Exercise brief:
Reproduce from the records below, with no pictures, exactly the lines between the one containing "Write the D3.js code for this chart." and the one containing "92.3, 97.5, 89.2];", inclusive.

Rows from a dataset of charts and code
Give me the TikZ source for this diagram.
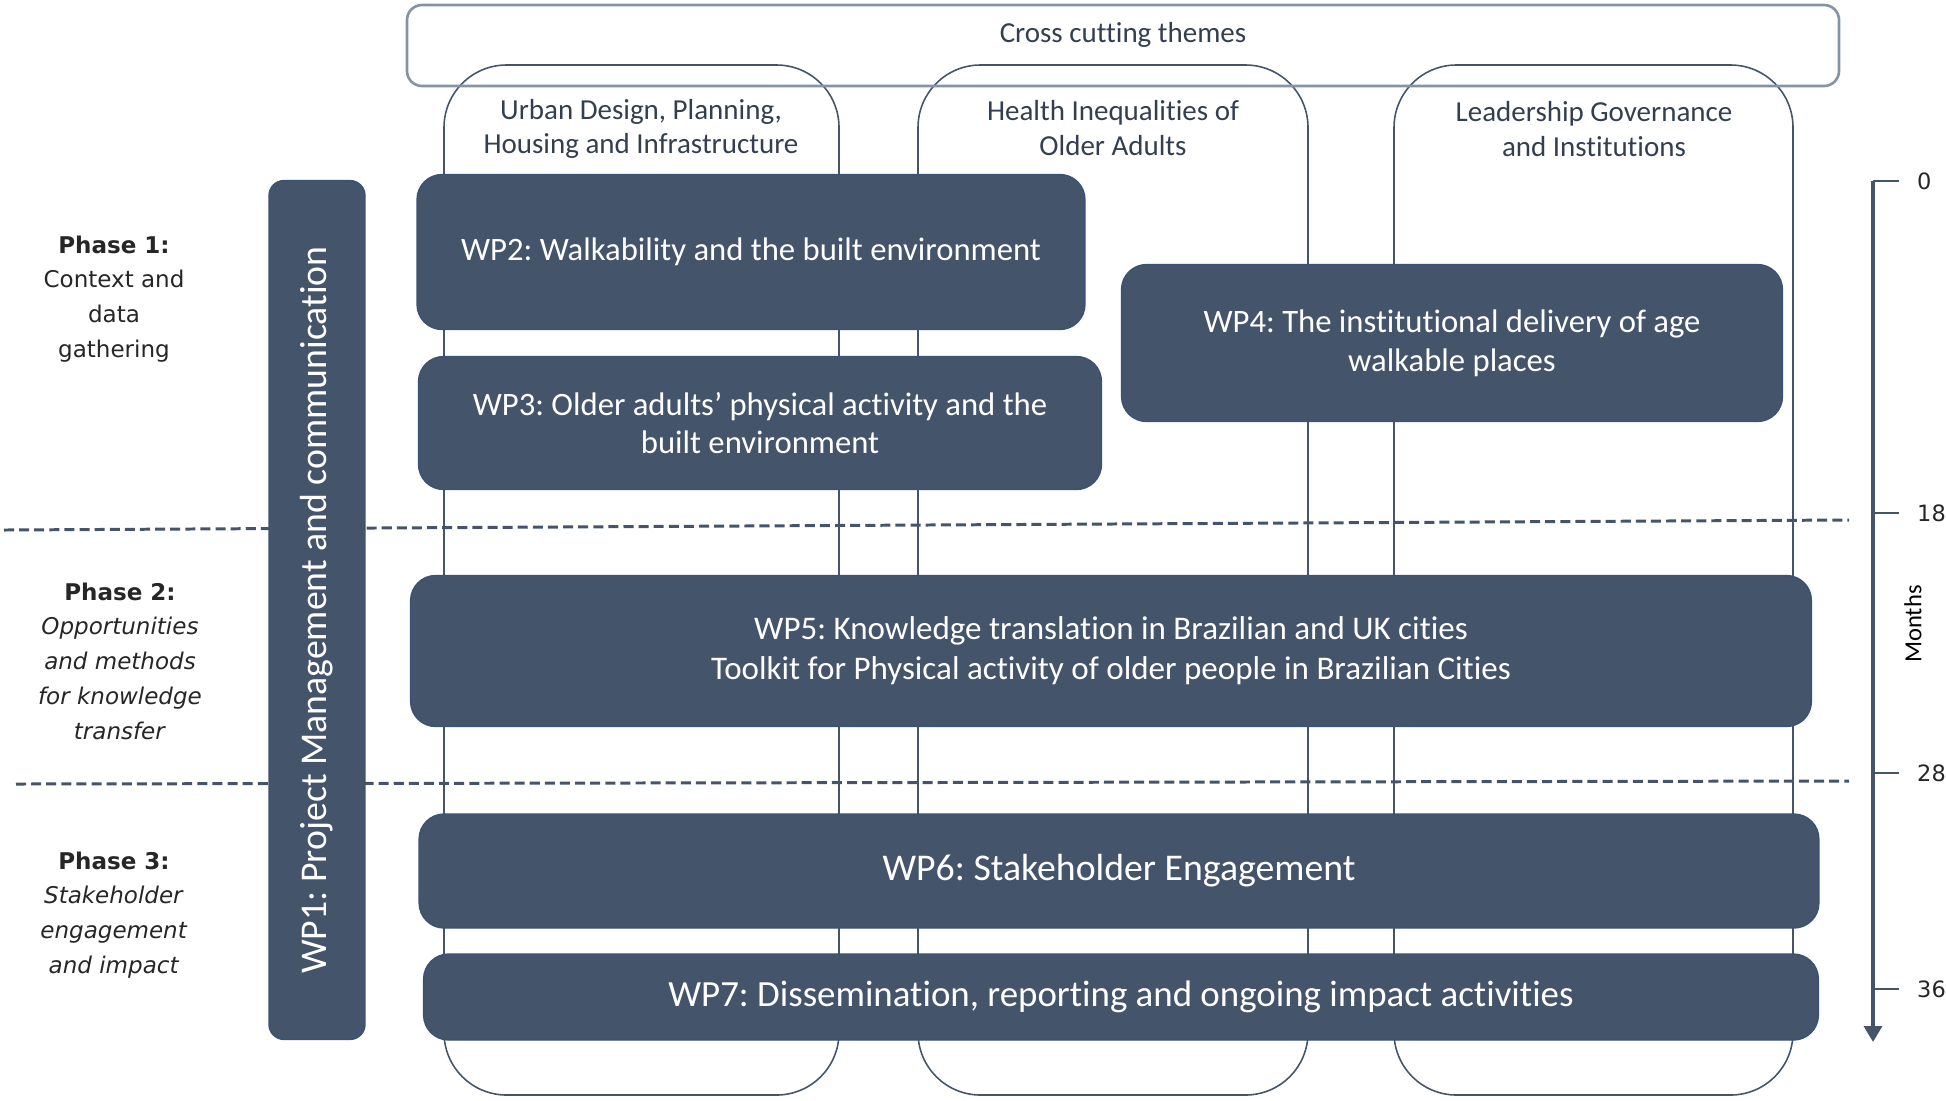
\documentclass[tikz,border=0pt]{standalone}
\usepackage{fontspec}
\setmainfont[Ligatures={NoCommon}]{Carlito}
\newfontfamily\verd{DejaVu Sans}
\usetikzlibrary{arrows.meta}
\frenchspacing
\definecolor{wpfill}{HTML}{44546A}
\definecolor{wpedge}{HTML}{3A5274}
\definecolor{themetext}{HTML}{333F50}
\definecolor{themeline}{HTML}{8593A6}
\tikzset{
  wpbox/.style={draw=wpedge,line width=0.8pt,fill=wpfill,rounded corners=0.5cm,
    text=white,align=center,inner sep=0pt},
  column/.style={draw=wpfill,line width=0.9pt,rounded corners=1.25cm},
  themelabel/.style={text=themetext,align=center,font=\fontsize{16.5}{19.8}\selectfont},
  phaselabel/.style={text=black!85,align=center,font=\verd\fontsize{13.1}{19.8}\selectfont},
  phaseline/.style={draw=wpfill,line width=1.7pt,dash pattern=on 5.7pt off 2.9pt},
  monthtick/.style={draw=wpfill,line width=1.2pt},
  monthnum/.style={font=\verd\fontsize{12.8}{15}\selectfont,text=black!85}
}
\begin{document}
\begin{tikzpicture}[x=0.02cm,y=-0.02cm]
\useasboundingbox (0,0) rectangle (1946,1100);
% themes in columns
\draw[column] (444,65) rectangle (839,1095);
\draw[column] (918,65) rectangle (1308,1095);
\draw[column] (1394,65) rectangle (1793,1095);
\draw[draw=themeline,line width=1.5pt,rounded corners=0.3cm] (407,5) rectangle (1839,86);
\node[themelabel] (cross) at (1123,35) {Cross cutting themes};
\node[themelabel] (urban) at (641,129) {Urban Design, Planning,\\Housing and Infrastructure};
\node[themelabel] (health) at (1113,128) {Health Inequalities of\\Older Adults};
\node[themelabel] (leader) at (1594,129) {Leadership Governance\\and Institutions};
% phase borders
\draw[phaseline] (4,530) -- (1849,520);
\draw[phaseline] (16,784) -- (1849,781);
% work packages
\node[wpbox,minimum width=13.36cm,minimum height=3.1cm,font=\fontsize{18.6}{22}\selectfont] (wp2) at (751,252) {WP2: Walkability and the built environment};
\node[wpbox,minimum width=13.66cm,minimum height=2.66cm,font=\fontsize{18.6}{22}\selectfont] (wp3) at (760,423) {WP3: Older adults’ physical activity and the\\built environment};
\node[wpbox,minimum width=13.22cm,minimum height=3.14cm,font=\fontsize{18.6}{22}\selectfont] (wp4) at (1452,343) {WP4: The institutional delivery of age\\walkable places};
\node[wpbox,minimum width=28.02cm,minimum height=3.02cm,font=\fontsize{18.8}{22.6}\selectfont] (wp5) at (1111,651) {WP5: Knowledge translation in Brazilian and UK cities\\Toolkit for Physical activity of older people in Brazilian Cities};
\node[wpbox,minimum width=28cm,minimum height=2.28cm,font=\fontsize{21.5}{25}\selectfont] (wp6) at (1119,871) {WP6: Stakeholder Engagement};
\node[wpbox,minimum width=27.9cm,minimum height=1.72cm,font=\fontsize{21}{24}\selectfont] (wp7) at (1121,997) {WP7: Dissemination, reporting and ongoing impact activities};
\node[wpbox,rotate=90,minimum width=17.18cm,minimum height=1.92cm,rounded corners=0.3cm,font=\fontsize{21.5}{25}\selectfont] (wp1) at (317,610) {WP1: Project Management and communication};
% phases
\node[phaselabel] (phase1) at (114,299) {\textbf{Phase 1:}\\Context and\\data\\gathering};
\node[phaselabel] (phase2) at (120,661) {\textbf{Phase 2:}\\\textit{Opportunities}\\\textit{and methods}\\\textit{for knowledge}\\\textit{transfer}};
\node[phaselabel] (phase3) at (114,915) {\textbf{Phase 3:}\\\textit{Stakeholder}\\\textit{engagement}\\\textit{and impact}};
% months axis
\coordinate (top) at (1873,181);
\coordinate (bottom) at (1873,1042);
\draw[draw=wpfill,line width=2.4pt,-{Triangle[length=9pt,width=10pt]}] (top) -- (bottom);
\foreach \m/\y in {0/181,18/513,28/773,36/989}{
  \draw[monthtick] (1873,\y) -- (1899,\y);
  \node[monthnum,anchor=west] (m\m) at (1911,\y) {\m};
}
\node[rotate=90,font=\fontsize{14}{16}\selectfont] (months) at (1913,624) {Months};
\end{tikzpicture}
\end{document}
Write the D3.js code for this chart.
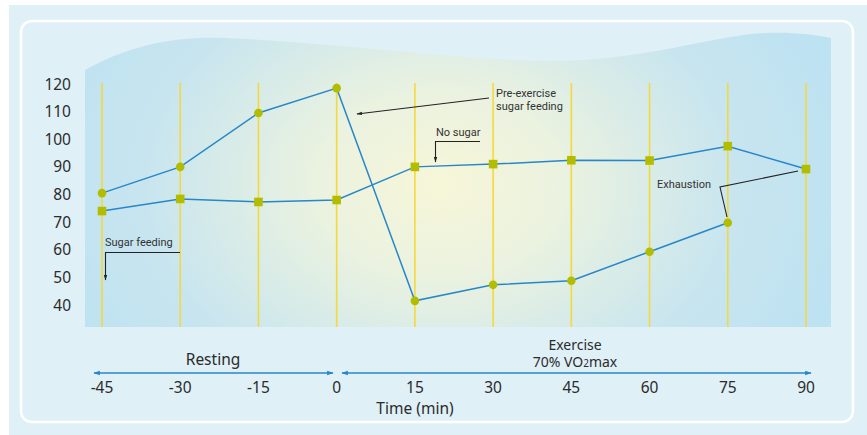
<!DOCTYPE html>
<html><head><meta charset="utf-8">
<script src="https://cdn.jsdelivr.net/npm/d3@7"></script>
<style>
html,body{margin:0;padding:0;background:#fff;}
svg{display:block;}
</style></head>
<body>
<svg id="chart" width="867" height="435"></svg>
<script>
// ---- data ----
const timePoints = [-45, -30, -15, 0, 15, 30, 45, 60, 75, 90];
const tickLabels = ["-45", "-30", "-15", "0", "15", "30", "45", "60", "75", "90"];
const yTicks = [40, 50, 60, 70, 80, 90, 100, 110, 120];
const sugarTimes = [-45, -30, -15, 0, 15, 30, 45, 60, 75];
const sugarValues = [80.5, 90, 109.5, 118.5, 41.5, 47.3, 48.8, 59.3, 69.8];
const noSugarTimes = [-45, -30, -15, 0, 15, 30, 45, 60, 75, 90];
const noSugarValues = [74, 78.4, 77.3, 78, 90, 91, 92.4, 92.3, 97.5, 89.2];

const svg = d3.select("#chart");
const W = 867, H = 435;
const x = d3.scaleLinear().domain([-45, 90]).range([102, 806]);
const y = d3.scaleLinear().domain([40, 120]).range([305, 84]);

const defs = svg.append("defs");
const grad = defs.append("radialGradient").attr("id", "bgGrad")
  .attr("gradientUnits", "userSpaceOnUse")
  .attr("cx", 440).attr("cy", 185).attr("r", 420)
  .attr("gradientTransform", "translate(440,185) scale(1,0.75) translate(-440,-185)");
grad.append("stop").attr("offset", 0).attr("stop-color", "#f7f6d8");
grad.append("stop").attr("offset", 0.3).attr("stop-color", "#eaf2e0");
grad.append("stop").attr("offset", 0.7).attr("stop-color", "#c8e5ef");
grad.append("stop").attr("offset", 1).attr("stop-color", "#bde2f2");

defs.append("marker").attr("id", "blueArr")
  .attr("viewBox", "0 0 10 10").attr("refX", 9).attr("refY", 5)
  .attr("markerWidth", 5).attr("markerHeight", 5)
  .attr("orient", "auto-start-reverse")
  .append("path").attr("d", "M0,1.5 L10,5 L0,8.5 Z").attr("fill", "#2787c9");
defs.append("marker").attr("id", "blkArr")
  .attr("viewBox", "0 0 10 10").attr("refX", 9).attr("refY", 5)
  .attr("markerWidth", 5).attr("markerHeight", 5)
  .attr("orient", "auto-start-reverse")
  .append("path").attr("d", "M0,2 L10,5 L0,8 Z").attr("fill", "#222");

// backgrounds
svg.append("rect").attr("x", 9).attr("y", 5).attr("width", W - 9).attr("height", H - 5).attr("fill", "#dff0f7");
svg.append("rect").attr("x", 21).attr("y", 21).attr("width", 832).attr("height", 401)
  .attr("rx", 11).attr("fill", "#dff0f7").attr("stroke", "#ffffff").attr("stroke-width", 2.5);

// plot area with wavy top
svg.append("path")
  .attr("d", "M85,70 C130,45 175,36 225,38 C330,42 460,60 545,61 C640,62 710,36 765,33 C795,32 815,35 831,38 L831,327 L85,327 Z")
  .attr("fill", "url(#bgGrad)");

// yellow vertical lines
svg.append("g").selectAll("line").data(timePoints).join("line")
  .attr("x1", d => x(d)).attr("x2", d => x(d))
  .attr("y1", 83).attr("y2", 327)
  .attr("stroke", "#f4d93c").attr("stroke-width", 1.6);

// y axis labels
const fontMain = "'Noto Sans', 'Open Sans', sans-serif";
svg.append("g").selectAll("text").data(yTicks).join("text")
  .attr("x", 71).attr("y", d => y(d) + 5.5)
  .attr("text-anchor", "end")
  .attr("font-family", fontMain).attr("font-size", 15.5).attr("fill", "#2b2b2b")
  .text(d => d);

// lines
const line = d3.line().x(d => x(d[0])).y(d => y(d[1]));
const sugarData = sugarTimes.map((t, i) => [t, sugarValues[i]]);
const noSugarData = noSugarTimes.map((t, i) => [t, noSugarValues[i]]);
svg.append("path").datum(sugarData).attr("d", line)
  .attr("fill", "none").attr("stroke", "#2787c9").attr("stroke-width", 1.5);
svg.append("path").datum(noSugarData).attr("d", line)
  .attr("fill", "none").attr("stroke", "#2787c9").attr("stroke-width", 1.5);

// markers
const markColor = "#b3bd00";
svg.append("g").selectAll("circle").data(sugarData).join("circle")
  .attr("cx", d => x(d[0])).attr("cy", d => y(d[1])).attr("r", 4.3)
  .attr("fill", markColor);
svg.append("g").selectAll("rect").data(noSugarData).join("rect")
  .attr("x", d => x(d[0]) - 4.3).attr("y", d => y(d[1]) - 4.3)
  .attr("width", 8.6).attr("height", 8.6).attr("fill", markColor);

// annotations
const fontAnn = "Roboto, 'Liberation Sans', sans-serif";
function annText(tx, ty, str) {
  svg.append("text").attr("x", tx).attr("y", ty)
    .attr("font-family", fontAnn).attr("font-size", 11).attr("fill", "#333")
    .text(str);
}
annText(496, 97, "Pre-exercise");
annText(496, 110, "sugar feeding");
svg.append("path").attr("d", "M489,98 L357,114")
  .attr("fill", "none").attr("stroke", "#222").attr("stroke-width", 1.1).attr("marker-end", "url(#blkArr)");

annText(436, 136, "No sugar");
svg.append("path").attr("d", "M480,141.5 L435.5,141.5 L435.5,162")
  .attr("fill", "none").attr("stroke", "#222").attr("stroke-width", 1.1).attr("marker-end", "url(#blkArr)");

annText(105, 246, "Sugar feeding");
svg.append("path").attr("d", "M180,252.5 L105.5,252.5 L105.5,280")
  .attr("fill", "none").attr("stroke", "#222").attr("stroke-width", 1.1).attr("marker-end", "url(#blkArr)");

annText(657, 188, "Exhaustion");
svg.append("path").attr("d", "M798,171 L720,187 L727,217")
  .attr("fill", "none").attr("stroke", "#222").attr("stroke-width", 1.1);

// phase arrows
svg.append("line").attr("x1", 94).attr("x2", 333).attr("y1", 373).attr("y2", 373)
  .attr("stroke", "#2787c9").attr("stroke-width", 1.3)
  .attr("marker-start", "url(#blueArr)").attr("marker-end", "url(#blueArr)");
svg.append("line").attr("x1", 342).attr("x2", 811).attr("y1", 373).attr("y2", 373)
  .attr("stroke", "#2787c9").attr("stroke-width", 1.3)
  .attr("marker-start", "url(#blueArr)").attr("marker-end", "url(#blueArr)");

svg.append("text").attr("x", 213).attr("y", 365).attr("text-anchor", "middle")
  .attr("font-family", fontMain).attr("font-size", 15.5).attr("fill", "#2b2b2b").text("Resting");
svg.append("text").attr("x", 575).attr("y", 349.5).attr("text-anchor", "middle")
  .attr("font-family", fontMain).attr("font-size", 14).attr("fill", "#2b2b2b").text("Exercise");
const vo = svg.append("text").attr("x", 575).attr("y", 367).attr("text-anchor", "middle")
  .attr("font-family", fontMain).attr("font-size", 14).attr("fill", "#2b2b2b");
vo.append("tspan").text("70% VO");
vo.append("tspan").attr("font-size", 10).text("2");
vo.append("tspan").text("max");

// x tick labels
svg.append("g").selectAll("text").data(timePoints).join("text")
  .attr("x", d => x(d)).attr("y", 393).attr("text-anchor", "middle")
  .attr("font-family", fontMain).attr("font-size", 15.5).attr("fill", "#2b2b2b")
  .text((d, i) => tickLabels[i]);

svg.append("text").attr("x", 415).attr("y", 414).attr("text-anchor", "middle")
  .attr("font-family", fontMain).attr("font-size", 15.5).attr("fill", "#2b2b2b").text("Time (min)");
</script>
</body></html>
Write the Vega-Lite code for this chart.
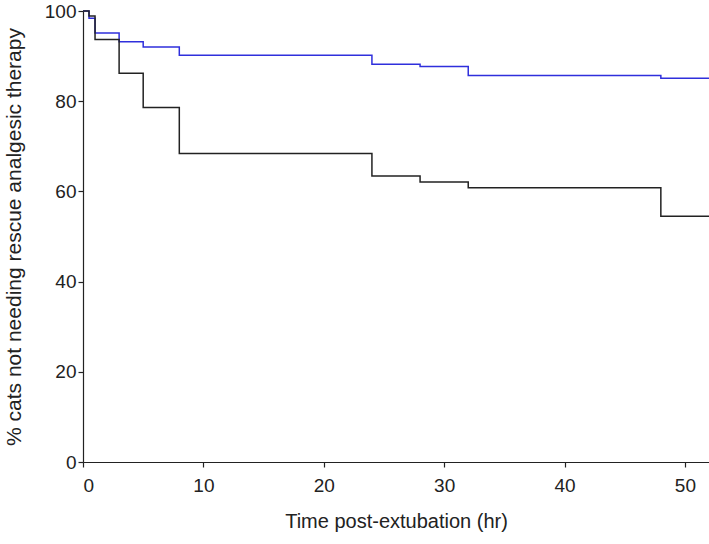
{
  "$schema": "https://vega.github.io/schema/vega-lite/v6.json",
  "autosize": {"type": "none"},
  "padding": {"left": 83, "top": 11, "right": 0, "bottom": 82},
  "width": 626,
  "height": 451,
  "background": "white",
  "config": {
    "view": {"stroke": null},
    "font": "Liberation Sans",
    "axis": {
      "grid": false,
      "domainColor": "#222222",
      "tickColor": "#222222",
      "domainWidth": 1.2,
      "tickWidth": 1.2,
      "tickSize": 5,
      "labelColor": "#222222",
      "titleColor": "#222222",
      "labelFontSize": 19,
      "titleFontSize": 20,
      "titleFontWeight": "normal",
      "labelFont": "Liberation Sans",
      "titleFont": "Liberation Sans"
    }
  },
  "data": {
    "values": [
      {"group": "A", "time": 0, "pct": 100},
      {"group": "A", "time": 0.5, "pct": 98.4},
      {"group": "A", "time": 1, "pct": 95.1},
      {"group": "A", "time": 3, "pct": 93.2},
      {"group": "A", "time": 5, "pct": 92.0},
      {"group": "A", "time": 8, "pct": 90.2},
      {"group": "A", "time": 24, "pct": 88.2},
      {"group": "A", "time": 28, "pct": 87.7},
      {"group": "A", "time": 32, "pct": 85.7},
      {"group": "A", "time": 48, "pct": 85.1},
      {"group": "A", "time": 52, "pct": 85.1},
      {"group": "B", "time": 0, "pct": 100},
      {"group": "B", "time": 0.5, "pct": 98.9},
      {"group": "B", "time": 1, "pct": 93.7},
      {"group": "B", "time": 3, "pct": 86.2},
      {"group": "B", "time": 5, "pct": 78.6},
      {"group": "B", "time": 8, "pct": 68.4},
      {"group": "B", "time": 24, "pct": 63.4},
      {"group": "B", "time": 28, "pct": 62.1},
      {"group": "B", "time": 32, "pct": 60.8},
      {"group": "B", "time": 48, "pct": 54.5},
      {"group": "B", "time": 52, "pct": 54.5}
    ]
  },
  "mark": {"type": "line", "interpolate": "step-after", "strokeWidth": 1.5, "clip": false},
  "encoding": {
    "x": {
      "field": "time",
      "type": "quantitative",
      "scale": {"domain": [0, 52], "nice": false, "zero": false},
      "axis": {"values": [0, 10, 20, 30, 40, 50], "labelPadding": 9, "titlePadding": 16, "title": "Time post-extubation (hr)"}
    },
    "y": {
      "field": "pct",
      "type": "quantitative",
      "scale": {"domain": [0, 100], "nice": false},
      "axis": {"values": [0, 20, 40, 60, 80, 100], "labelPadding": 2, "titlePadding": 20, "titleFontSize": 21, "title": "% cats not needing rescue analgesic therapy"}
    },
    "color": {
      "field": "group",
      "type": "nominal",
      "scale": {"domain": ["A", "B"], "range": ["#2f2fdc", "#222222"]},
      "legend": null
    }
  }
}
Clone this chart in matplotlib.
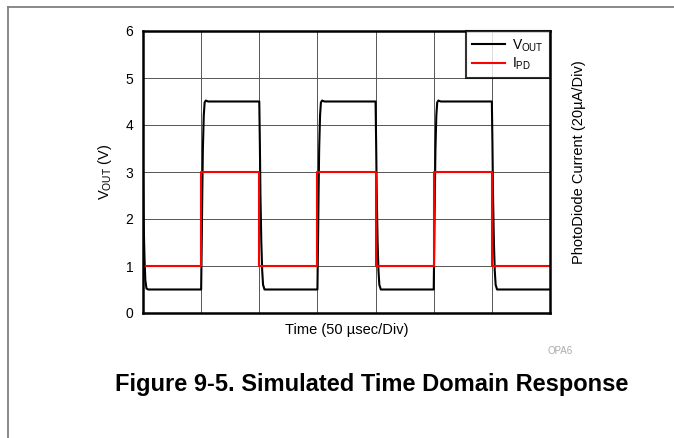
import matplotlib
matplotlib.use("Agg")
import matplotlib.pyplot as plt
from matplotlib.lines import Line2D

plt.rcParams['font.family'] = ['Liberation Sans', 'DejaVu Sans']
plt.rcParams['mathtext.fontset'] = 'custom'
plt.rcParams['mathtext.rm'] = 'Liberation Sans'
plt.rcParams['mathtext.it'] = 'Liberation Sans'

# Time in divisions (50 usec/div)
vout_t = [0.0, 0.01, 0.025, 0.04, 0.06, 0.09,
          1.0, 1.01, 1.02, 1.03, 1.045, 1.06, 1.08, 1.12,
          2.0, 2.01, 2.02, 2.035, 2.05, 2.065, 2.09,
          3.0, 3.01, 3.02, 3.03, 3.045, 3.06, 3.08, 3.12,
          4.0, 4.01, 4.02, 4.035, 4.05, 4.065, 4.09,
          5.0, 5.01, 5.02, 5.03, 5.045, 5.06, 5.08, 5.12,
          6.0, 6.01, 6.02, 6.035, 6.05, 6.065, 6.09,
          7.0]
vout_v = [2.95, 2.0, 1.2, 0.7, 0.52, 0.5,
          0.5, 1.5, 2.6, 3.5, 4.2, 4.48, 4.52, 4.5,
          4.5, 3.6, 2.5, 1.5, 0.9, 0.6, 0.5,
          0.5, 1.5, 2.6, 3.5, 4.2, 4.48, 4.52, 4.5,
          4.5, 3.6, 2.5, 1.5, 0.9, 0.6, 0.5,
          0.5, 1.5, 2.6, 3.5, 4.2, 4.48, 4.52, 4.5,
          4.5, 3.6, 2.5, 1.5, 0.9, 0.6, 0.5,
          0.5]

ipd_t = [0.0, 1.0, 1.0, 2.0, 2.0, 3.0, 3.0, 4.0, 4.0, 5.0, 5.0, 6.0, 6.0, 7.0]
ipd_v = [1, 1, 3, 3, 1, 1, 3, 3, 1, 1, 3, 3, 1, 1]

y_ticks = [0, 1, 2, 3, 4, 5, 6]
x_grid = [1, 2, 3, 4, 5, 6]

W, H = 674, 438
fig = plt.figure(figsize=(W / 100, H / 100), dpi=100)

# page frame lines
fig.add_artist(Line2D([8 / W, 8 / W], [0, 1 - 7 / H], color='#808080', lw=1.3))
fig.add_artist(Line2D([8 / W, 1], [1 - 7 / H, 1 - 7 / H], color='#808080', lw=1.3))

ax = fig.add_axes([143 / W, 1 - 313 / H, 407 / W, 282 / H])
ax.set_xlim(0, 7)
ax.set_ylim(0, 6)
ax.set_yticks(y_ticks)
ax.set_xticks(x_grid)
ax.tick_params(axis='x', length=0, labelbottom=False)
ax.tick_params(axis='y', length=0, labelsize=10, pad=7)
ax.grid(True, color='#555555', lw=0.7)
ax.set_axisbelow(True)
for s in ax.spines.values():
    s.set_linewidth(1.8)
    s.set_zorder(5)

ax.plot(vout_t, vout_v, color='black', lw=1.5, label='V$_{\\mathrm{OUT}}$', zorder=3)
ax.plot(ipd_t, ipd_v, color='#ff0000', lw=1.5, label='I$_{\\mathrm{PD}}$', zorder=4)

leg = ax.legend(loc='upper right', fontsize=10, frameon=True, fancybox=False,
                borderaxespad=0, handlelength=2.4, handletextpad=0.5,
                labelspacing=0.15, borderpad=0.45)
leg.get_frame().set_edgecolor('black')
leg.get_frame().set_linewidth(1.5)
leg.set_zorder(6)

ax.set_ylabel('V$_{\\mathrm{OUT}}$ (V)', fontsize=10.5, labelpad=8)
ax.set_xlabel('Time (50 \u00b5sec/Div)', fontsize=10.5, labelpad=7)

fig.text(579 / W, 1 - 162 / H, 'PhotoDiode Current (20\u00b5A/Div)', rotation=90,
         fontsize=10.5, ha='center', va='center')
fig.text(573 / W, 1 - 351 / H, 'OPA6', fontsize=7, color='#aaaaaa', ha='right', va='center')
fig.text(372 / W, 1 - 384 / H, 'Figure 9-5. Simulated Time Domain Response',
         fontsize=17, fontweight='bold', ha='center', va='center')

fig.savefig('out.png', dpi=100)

Output of the task:
Write the D3.js code for this chart.
<!DOCTYPE html>
<html><head><meta charset="utf-8">
<script src="https://cdn.jsdelivr.net/npm/d3@7"></script>
<style>
html,body{margin:0;padding:0;background:#fff;}
svg{display:block;}
</style></head>
<body>
<svg id="chart" width="867" height="435"></svg>
<script>
// ---- data ----
const timePoints = [-45, -30, -15, 0, 15, 30, 45, 60, 75, 90];
const tickLabels = ["-45", "-30", "-15", "0", "15", "30", "45", "60", "75", "90"];
const yTicks = [40, 50, 60, 70, 80, 90, 100, 110, 120];
const sugarTimes = [-45, -30, -15, 0, 15, 30, 45, 60, 75];
const sugarValues = [80.5, 90, 109.5, 118.5, 41.5, 47.3, 48.8, 59.3, 69.8];
const noSugarTimes = [-45, -30, -15, 0, 15, 30, 45, 60, 75, 90];
const noSugarValues = [74, 78.4, 77.3, 78, 90, 91, 92.4, 92.3, 97.5, 89.2];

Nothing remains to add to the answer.